La divisione del lavoro è ovvia e rafforza il legame strategico tra il Cremlino e il Dragone: Pechino tiene i cordoni della borsa, Mosca opera i suoi porti dell’Artico. Rosatom, l’agenzia nucleare russa, fornisce i permessi di transito più l’assistenza dei rompighiaccio, Torgmoll e New New Shipping, gruppi di trasporto e logistica cinesi, assicurano i servizi di cabotaggio e commercio. Gli Stati Uniti però non sono rimasti a guardare. Il governo di Washington sta lavorando con quello canadese per rivitalizzare il vecchio Joint Aerospace Defense Command, attivo ai tempi della Guerra fredda. Intanto, lo scorso febbraio gli Usa hanno lanciato Arctic Forge 23, Defense Exercise North e Joint Viking, esercitazioni militari andate avanti per un mese e ospitate sul territorio di Finlandia e Norvegia, cui hanno preso parte oltre 10 mila soldati americani, britannici, tedeschi, olandesi danesi e scandinavi. Il Pentagono le ha definite “un modo di dimostrare la prontezza di mobilitazione di una credibile forza di combattimento in grado di rafforzare il fianco nord della Nato”. L’ingresso della Finlandia e quello ormai prossimo della Svezia nel Patto atlantico, innescati dall’invasione russa dell’Ucraina, faranno della Russia il solo paese dell’Artico al di fuori della Nato.

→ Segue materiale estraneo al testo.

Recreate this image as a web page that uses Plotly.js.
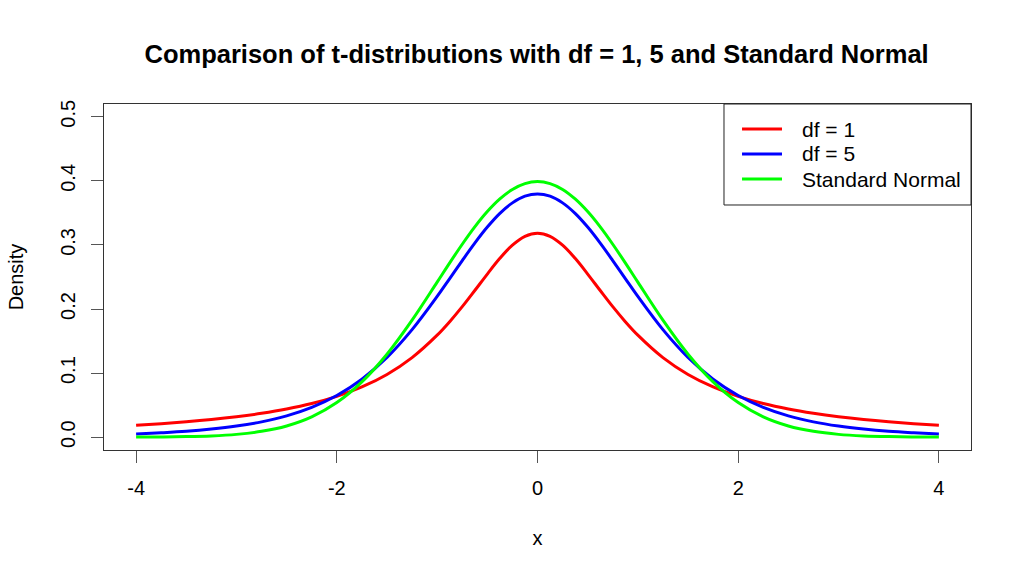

Uno scrigno di risorse: 90 milioni di barili di petrolio, miliardi e miliardi di metri cubi di gas sottomarino e soprattutto metalli e minerali rari


Ma l’apertura dell’Oceano Artico avrà anche un altro gigantesco effetto collaterale. La regione, infatti è lo scrigno di immense risorse naturali fin qui mai sfruttate: 90 milioni di barili di petrolio, pari al 13 per cento delle riserve mondiali di greggio; miliardi e miliardi di metri cubi di gas sottomarino che rappresentano il 30 per cento delle riserve globali e soprattutto metalli e minerali rari, cruciali per l’industria elettronica, per un valore stimato superiore a mille miliardi di dollari. Questa ricchezza potenziale diventerebbe accessibile e ha già scatenato le ambizioni di Russia e Cina. Ma qui si entra in un terreno molto delicato. Perché lo scioglimento della calotta polare artica, oltre ad aprire le nuove rotte commerciali e rendere accessibili le ricchezze sottomarine, produrrà effetti apocalittici sull’intero pianeta. La scomparsa del permafrost della Groenlandia potrebbe far salire i livelli del mare fino a 6 metri, minacciando l’esistenza di isole e coste a migliaia di chilometri di distanza, mentre il riscaldamento climatico renderà invivibili interi pezzi del medio oriente, dell’Africa e dell’Asia. Ogni vantaggio economico o militare che Russia e Cina ambiscono a lucrare avrebbe un corrispettivo in cataclismi, inondazioni, tsunami, siccità e desertificazione in tutto il mondo. La domanda vien da sé: ne vale la pena? Nel dubbio, è chiaro che ormai quando diremo Artico, non significherà soltanto clima e ambiente, ma anche deterrenza e confronto strategico.